Compartilhamos abaixo um trecho do texto produzido pelo monge beneditino Marcelo Barros na 5ª Jornada de Agroecologia – Construindo o Projeto Popular e Soberano para Agricultura. O encontro aconteceu em Cascavel (PR) entre os dias 07 e 10 de junho e reuniu mais de cinco mil agricultores de todo o estado para trocar experiências e discutir a produção agroecológica e o desenvolvimento sustentável.
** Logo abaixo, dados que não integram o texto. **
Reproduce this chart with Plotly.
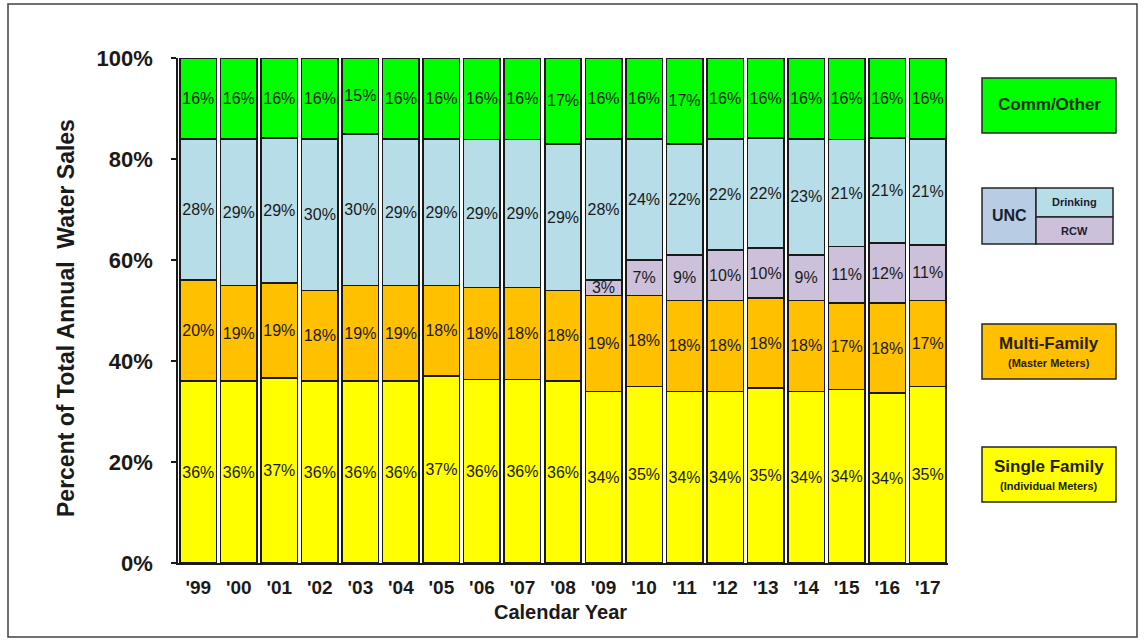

A íntegra do documento pode ser lida na página do MST na internet.

“Em quase todas as palestras e discussões que tivemos aqui, vimos que o modelo de economia vigente na sociedade brasileira e na maior parte do mundo atual, o chamado capitalismo neoliberal, ou chamem como quiserem, tem afundado o mundo em uma desigualdade social cada dia mais escandalosa e é responsável por uma destruição ecológica que, se continuar neste caminho, vai destruir o planeta e inviabilizar a vida sobre a Terra. Todos sabemos que, etimologicamente, o termo economia tem o mesmo prefixo de ecologia. No sentido mais profundo, economia significa a norma de administração da casa comum de todos para que todos possam viver dignamente. Hoje, a economia é justamente o contrário disso. Por isso, não existe possibilidade de uma ética ecológica e solidária dentro deste universo de um mercado excludente e de uma economia competitiva.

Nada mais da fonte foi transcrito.